The direct effect is minimal. The indirect effect is through two channels: 1) Currency: A stronger yen could slightly dent the earnings of US multinationals with significant sales in Japan when translated back to dollars. For most, Japan is a small market. 2) Global Yields: If Japanese selling contributes to higher US Treasury yields, that pressures the valuation of long-duration growth stocks (like some tech). So, it's more about the broader interest rate environment than a direct hit. Your bigger focus should remain on the Fed and company fundamentals.
Is this the end of the "cheap yen" for traveling to Japan?
In the medium term, yes, very likely. The era of getting 110-150 yen for your dollar is probably over. A move towards 100-120 JPY/USD is more plausible in a hiking cycle. For travel planning, don't expect the steals of the past few years. Budget for a stronger local currency. On the flip side, for Japanese tourists coming to the US or Europe, their money won't go as far.
What's the biggest mistake individual investors make in this transition?
Thinking of "Japan" as a single, monolithic investment. The mistake is asset allocation at the country level without looking at sector exposure. Another is ignoring the currency component. Buying an unhedged Japanese equity ETF is a bet on both Japanese stocks and the yen/dollar exchange rate. If the yen appreciates 10% and stocks are flat, you make 10% in dollar terms. If the yen falls, you lose. Decouple those two bets in your mind. Most people don't, and then they're confused by their returns.

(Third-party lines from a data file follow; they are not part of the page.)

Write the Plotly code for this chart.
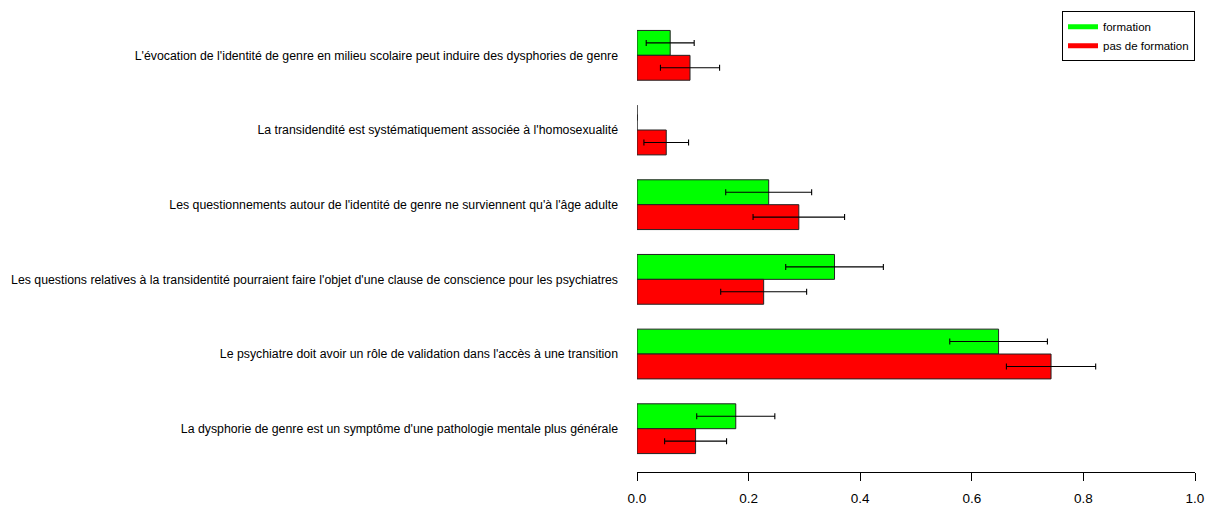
import plotly.graph_objects as go

categories = [
    "L'évocation de l'identité de genre en milieu scolaire peut induire des dysphories de genre",
    "La transidendité est systématiquement associée à l'homosexualité",
    "Les questionnements autour de l'identité de genre ne surviennent qu'à l'âge adulte",
    "Les questions relatives à la transidentité pourraient faire l'objet d'une clause de conscience pour les psychiatres",
    "Le psychiatre doit avoir un rôle de validation dans l'accès à une transition",
    "La dysphorie de genre est un symptôme d'une pathologie mentale plus générale",
]
formation = [0.0595, 0.0, 0.236, 0.354, 0.648, 0.177]
formation_err = [0.043, 0.0, 0.077, 0.0875, 0.0875, 0.070]
pas_formation = [0.095, 0.0524, 0.290, 0.227, 0.742, 0.105]
pas_formation_err = [0.053, 0.040, 0.082, 0.077, 0.080, 0.0555]
series_names = ["formation", "pas de formation"]
x_ticks = [0.0, 0.2, 0.4, 0.6, 0.8, 1.0]
x_ticklabels = ["0.0", "0.2", "0.4", "0.6", "0.8", "1.0"]

GREEN = "#00FF00"
RED = "#FF0000"
EDGE = "#222222"
FONT = "Liberation Sans, Arial, sans-serif"

fig = go.Figure()

err_style = dict(type="data", symmetric=True, color="#000000", thickness=1.1, width=3)

fig.add_trace(go.Bar(
    y=categories, x=formation, orientation="h", name=series_names[0],
    marker=dict(color=GREEN, line=dict(color=EDGE, width=1)),
    error_x=dict(array=formation_err, **err_style),
    showlegend=False,
))
fig.add_trace(go.Bar(
    y=categories, x=pas_formation, orientation="h", name=series_names[1],
    marker=dict(color=RED, line=dict(color=EDGE, width=1)),
    error_x=dict(array=pas_formation_err, **err_style),
    showlegend=False,
))

# legend entries drawn as thick lines
fig.add_trace(go.Scatter(x=[None], y=[None], mode="lines", name=series_names[0],
                         line=dict(color=GREEN, width=5)))
fig.add_trace(go.Scatter(x=[None], y=[None], mode="lines", name=series_names[1],
                         line=dict(color=RED, width=5)))

fig.update_layout(
    width=1217, height=510,
    margin=dict(l=623, r=30, t=3, b=46),
    paper_bgcolor="white", plot_bgcolor="white",
    barmode="group", bargap=1/3, bargroupgap=0,
    font=dict(family=FONT, color="#000000", size=12),
    legend=dict(
        x=1.0, xanchor="right", y=1.015, yanchor="top",
        bgcolor="white", bordercolor="#000000", borderwidth=1,
        font=dict(size=11.5, family=FONT), traceorder="normal",
        tracegroupgap=0, itemwidth=30,
    ),
    xaxis=dict(
        range=[0, 1], tickvals=x_ticks, ticktext=x_ticklabels,
        showgrid=False, zeroline=False, showline=True, linecolor="#000000",
        linewidth=1, ticks="outside", ticklen=8, tickcolor="#000000",
        tickfont=dict(size=13.5), ticklabelstandoff=6,
    ),
    yaxis=dict(
        type="category", categoryorder="array", categoryarray=categories,
        range=[5.58, -0.5], showgrid=False, zeroline=False, showline=False,
        ticks="", ticklabelstandoff=18, tickfont=dict(size=12.3),
    ),
)

fig.write_html("out.html")
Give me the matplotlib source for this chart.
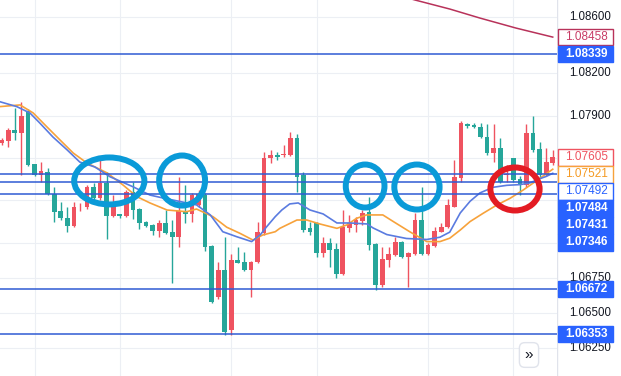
import matplotlib.pyplot as plt
from matplotlib.patches import Ellipse, Rectangle

# candle OHLC, one per bar (red = up, green = down on this chart)
opens = [1.07705, 1.07723, 1.07799, 1.07776, 1.07936, 1.07558, 1.07480, 1.07504, 1.07343, 1.07225,
         1.07178, 1.07116, 1.07250, 1.07250, 1.07396, 1.07314, 1.07420, 1.07187, 1.07203, 1.07187,
         1.07360, 1.07239, 1.07149, 1.07126, 1.07083, 1.07137, 1.07076, 1.07043, 1.07227, 1.07203,
         1.07268, 1.07338, 1.06976, 1.06613, 1.06807, 1.06384, 1.06878, 1.06862, 1.06807, 1.06866,
         1.07066, 1.07598, 1.07622, 1.07622, 1.07622, 1.07740, 1.07480, 1.07102, 1.07137, 1.06929,
         1.06995, 1.06953, 1.06778, 1.07102, 1.07126, 1.07156, 1.07220, 1.06988, 1.06700, 1.06878,
         1.06913, 1.07003, 1.06901, 1.06920, 1.07161, 1.06920, 1.06976, 1.07078, 1.07108, 1.07255,
         1.07456, 1.07842, 1.07835, 1.07823, 1.07752, 1.07634, 1.07669, 1.07478, 1.07598, 1.07452,
         1.07409, 1.07776, 1.07662, 1.07480, 1.07563]
closes = [1.07728, 1.07799, 1.07776, 1.07898, 1.07551, 1.07480, 1.07511, 1.07343, 1.07220, 1.07173,
          1.07116, 1.07255, 1.07255, 1.07396, 1.07314, 1.07424, 1.07187, 1.07260, 1.07193, 1.07360,
          1.07232, 1.07142, 1.07121, 1.07083, 1.07142, 1.07071, 1.07043, 1.07225, 1.07203, 1.07338,
          1.07346, 1.06971, 1.06581, 1.06807, 1.06369, 1.06878, 1.06859, 1.06807, 1.06862, 1.07078,
          1.07598, 1.07622, 1.07610, 1.07629, 1.07740, 1.07468, 1.07090, 1.07078, 1.06929, 1.06995,
          1.06948, 1.06778, 1.07113, 1.07137, 1.07161, 1.07213, 1.06983, 1.06700, 1.06885, 1.06918,
          1.07003, 1.06897, 1.06929, 1.07161, 1.06920, 1.06983, 1.07083, 1.07113, 1.07268, 1.07468,
          1.07851, 1.07827, 1.07818, 1.07752, 1.07634, 1.07669, 1.07433, 1.07487, 1.07445, 1.07409,
          1.07776, 1.07657, 1.07480, 1.07575, 1.07605]
highs = [1.07742, 1.07811, 1.07955, 1.08000, 1.07948, 1.07558, 1.07575, 1.07530, 1.07396, 1.07291,
         1.07255, 1.07291, 1.07284, 1.07409, 1.07423, 1.07587, 1.07499, 1.07338, 1.07207, 1.07374,
         1.07434, 1.07246, 1.07156, 1.07133, 1.07161, 1.07232, 1.07161, 1.07466, 1.07409, 1.07353,
         1.07374, 1.07353, 1.06983, 1.06866, 1.07043, 1.06920, 1.06971, 1.06935, 1.06871, 1.07149,
         1.07645, 1.07657, 1.07645, 1.07693, 1.07787, 1.07771, 1.07501, 1.07149, 1.07149, 1.07043,
         1.07031, 1.06998, 1.07232, 1.07196, 1.07185, 1.07232, 1.07324, 1.06998, 1.06971, 1.06971,
         1.07043, 1.07015, 1.06936, 1.07209, 1.07395, 1.07000, 1.07113, 1.07137, 1.07308, 1.07587,
         1.07865, 1.07851, 1.07847, 1.07847, 1.07842, 1.07842, 1.07745, 1.07551, 1.07600, 1.07473,
         1.07842, 1.07898, 1.07716, 1.07669, 1.07657]
lows = [1.07693, 1.07681, 1.07726, 1.07480, 1.07544, 1.07473, 1.07433, 1.07338, 1.07149, 1.07161,
        1.07078, 1.07111, 1.07227, 1.07239, 1.07303, 1.07303, 1.07024, 1.07182, 1.07178, 1.07182,
        1.07166, 1.07095, 1.07115, 1.07055, 1.07043, 1.07062, 1.06712, 1.06973, 1.07140, 1.07149,
        1.07253, 1.06943, 1.06572, 1.06604, 1.06346, 1.06346, 1.06854, 1.06800, 1.06613, 1.06857,
        1.07055, 1.07566, 1.07587, 1.07610, 1.07615, 1.07360, 1.07076, 1.07055, 1.06900, 1.06900,
        1.06830, 1.06748, 1.06771, 1.07078, 1.07078, 1.07126, 1.06948, 1.06665, 1.06686, 1.06830,
        1.06906, 1.06892, 1.06684, 1.06913, 1.06913, 1.06913, 1.06971, 1.07076, 1.07104, 1.07253,
        1.07433, 1.07811, 1.07811, 1.07740, 1.07622, 1.07575, 1.07423, 1.07433, 1.07430, 1.07338,
        1.07395, 1.07643, 1.07456, 1.07473, 1.07551]

# moving averages, read at bar positions
blue_ma_x = [-0.3, 2.3, 4.3, 5.8, 7.8, 10.0, 11.9, 14.2, 16.5, 20.0, 22.6, 24.6, 29.7, 31.8, 33.7,
             35.8, 38.1, 39.4, 40.4, 41.7, 42.7, 43.9, 45.2, 47.0, 49.0, 51.1, 53.1, 55.7, 56.6, 58.7,
             61.7, 64.8, 66.8, 68.3, 69.9, 71.4, 72.9, 74.9, 77.0, 79.0, 80.5, 82.1, 83.0, 84.0]
blue_ma = [1.08000, 1.07965, 1.07920, 1.07849, 1.07750, 1.07657, 1.07572, 1.07537, 1.07468, 1.07397,
           1.07338, 1.07317, 1.07268, 1.07197, 1.07078, 1.07043, 1.07008, 1.07055, 1.07114, 1.07185,
           1.07232, 1.07275, 1.07282, 1.07232, 1.07204, 1.07140, 1.07140, 1.07133, 1.07105, 1.07058,
           1.07030, 1.07023, 1.07039, 1.07075, 1.07211, 1.07294, 1.07353, 1.07393, 1.07407, 1.07412,
           1.07424, 1.07455, 1.07470, 1.07492]
orange_ma_x = [-0.3, 2.8, 4.8, 6.9, 8.9, 10.9, 13.0, 16.1, 18.5, 20.6, 22.6, 25.2, 28.2, 29.7, 32.2,
               34.3, 36.3, 38.3, 39.8, 41.7, 42.4, 45.0, 46.5, 48.5, 51.1, 52.6, 54.1, 55.6, 58.1, 59.7,
               62.2, 64.8, 66.8, 68.3, 69.9, 71.4, 73.4, 75.5, 77.5, 79.5, 81.3, 83.1, 84.0]
orange_ma = [1.07965, 1.07977, 1.07920, 1.07821, 1.07728, 1.07636, 1.07565, 1.07494, 1.07409, 1.07327,
             1.07282, 1.07232, 1.07220, 1.07239, 1.07185, 1.07110, 1.07067, 1.07019, 1.07055, 1.07078,
             1.07102, 1.07161, 1.07161, 1.07133, 1.07102, 1.07126, 1.07173, 1.07197, 1.07197, 1.07150,
             1.07078, 1.07008, 1.07008, 1.07032, 1.07090, 1.07150, 1.07209, 1.07268, 1.07315, 1.07374,
             1.07432, 1.07492, 1.07521]
slow_ma_x = [61.4, 63.0, 68.3, 72.9, 78.4, 84.0]
slow_ma = [1.08742, 1.08721, 1.08657, 1.08593, 1.08522, 1.08458]

levels = [1.08339, 1.07484, 1.07431, 1.07346, 1.06672, 1.06353]
tick_values = [1.08600, 1.08200, 1.07900, 1.06750, 1.06500, 1.06250]
hidden_grid = [1.07600, 1.07300, 1.07000]
time_grid = [5, 18, 35, 48, 65, 78]

# annotation ellipses: centre bar, centre price, width (bars), height (price)
circles = [(16.4, 1.07438, 10.7, 0.00333, "#0a9ad8"),
           (27.5, 1.07441, 7.0, 0.00355, "#0a9ad8"),
           (55.4, 1.07402, 5.9, 0.00305, "#0a9ad8"),
           (63.3, 1.07395, 6.9, 0.00319, "#0a9ad8"),
           (78.25, 1.07381, 7.5, 0.00305, "#e31b23")]

UP = "#ef5360"
DOWN = "#26a69a"
LINE_BLUE = "#2f5bd3"
TAG_BLUE = "#2962ff"

plt.rcParams["font.family"] = ["Liberation Sans", "DejaVu Sans"]

W, H = 621, 376
fig = plt.figure(figsize=(W / 100, H / 100), dpi=100)
ax = fig.add_axes([0, 0, 557 / W, 1])
pax = fig.add_axes([557 / W, 0, 1 - 557 / W, 1])
ylim = (1.06055, 1.08721)
ax.set_xlim(-0.26, 84.65)
ax.set_ylim(*ylim)
pax.set_xlim(0, 1)
pax.set_ylim(*ylim)
for a in (ax, pax):
    a.set_axis_off()

# grid
for v in tick_values + hidden_grid:
    ax.axhline(v, color="#eceff4", lw=0.8, zorder=0)
for t in time_grid:
    ax.axvline(t, color="#eceff4", lw=0.8, zorder=0)

idx = list(range(len(opens)))
colors = [UP if c >= o else DOWN for o, c in zip(opens, closes)]
ax.vlines(idx, lows, highs, colors=colors, lw=1, zorder=2)
bottoms = [min(o, c) for o, c in zip(opens, closes)]
heights = [max(abs(c - o), 0.00006) for o, c in zip(opens, closes)]
ax.bar(idx, heights, bottom=bottoms, width=0.72, color=colors, lw=0, zorder=3)

ax.plot(slow_ma_x, slow_ma, color="#b8325a", lw=1.1, zorder=4)
ax.plot(orange_ma_x, orange_ma, color="#f7a23b", lw=1.2, zorder=4)
ax.plot(blue_ma_x, blue_ma, color="#5a7be0", lw=1.2, zorder=4)

for v in levels:
    ax.axhline(v, color=LINE_BLUE, lw=1.1, zorder=5)

for cx, cy, w, h, col in circles:
    ax.add_patch(Ellipse((cx, cy), w, h, fill=False, ec=col, lw=4.3, zorder=6))

# price scale
pax.axvline(0, color="#e0e3eb", lw=1)
for v in tick_values:
    pax.text(0.52, v, f"{v:.5f}", ha="center", va="center", fontsize=8.3, color="#131722")

# tags: (value, fill, edge, text colour)
tags = [(slow_ma[-1], "white", "#b8325a", "#c83c66"),
        (levels[0], TAG_BLUE, TAG_BLUE, "white"),
        (closes[-1], "white", UP, UP),
        (orange_ma[-1], "white", "#f7a23b", "#f59a23"),
        (blue_ma[-1], "white", TAG_BLUE, TAG_BLUE),
        (levels[1], TAG_BLUE, TAG_BLUE, "white"),
        (levels[2], TAG_BLUE, TAG_BLUE, "white"),
        (levels[3], TAG_BLUE, TAG_BLUE, "white"),
        (levels[4], TAG_BLUE, TAG_BLUE, "white"),
        (levels[5], TAG_BLUE, TAG_BLUE, "white")]
tag_h = 0.00117
prev = None
for v, fc, ec, tc in sorted(tags, key=lambda t: -t[0]):
    pos = v if prev is None else min(v, prev - tag_h * 1.03)
    prev = pos
    pax.add_patch(Rectangle((0.015, pos - tag_h / 2), 0.86, tag_h, fc=fc, ec=ec, lw=1, zorder=3))
    pax.text(0.46, pos, f"{v:.5f}", ha="center", va="center", fontsize=8.5, color=tc,
             fontweight="bold" if fc != "white" else "normal", zorder=4)

fig.text(529 / W, 1 - 355 / H, "»", ha="center", va="center", fontsize=11, color="#131722",
         bbox=dict(boxstyle="round,pad=0.35", fc="white", ec="#e0e3eb", lw=1))

fig.savefig("out.png", dpi=100)
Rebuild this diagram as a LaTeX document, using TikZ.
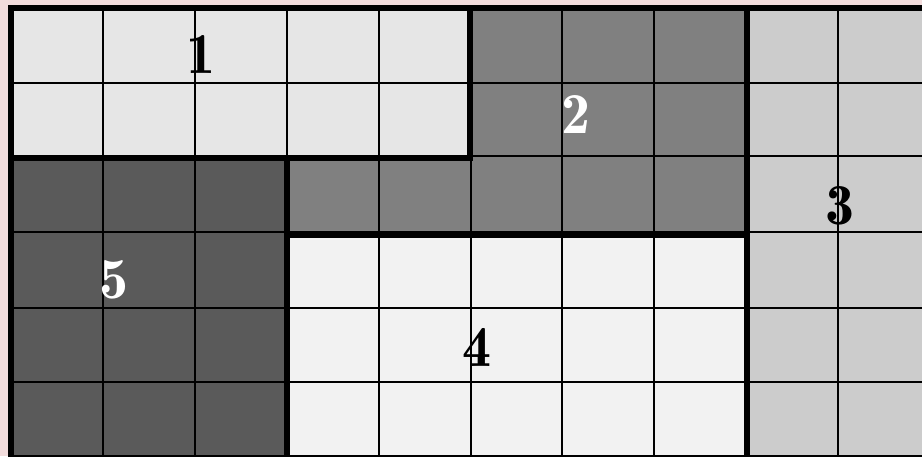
\documentclass[tikz,border=0pt]{standalone}
\definecolor{bgpink}{HTML}{F2DCDC}
\definecolor{regA}{HTML}{E6E6E6}
\definecolor{regB}{HTML}{808080}
\definecolor{regC}{HTML}{CCCCCC}
\definecolor{regD}{HTML}{F2F2F2}
\definecolor{regE}{HTML}{5A5A5A}
\tikzset{
  thinline/.style={draw=black, line width=2pt},
  thickline/.style={draw=black, line width=6pt, line cap=rect},
  lbl/.style={font=\fontsize{58}{62}\fontseries{b}\selectfont, inner sep=0pt},
}
\begin{document}
\begin{tikzpicture}[x=1pt,y=-1pt]
\useasboundingbox (0,0) rectangle (922,456);
\fill[bgpink] (0,0) rectangle (922,456);
% region fills
\fill[regA] (11,8) rectangle (470,156);
\fill[regB] (470,8) -- (747,8) -- (747,232) -- (287,232) -- (287,156) -- (470,156) -- cycle;
\fill[regC] (747,8) rectangle (930,458);
\fill[regD] (287,232) rectangle (747,458);
\fill[regE] (11,156) rectangle (287,458);
% thin grid
\foreach \x in {102.9,194.8,286.7,378.6,470.5,562.4,654.3,746.2,838.1}
  \draw[thinline] (\x,8) -- (\x,458);
\foreach \y in {83,155.5,232,307.5,382}
  \draw[thinline] (11,\y) -- (930,\y);
% thick borders
\draw[thickline] (11,458) -- (11,8) -- (930,8);
\draw[thickline] (11,458) -- (930,458);
\draw[thickline] (11,158) -- (470,158) -- (470,8);
\draw[thickline] (287,158) -- (287,458);
\draw[thickline] (287,235) -- (747,235);
\draw[thickline] (746.5,8) -- (746.5,458);
% labels
\node[lbl, text=black] (l1) at (201,55) {1};
\node[lbl, text=white] (l2) at (576,115) {2};
\node[lbl, text=black] (l3) at (840,206) {3};
\node[lbl, text=black] (l4) at (477,347) {4};
\node[lbl, text=white] (l5) at (114,280) {5};
\end{tikzpicture}
\end{document}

The bottom line is this: A Japanese rate hike is a regime change. It's not a one-day news blip. It slowly re-prices a mountain of global assets over months and years. For the alert investor, it creates clear losers and winners. The key is to move beyond the simplistic "Japan hiking = bad for Japan" narrative and understand the intricate channels through which the world's third-largest economy normalizes its policy. Your portfolio should reflect that deeper understanding.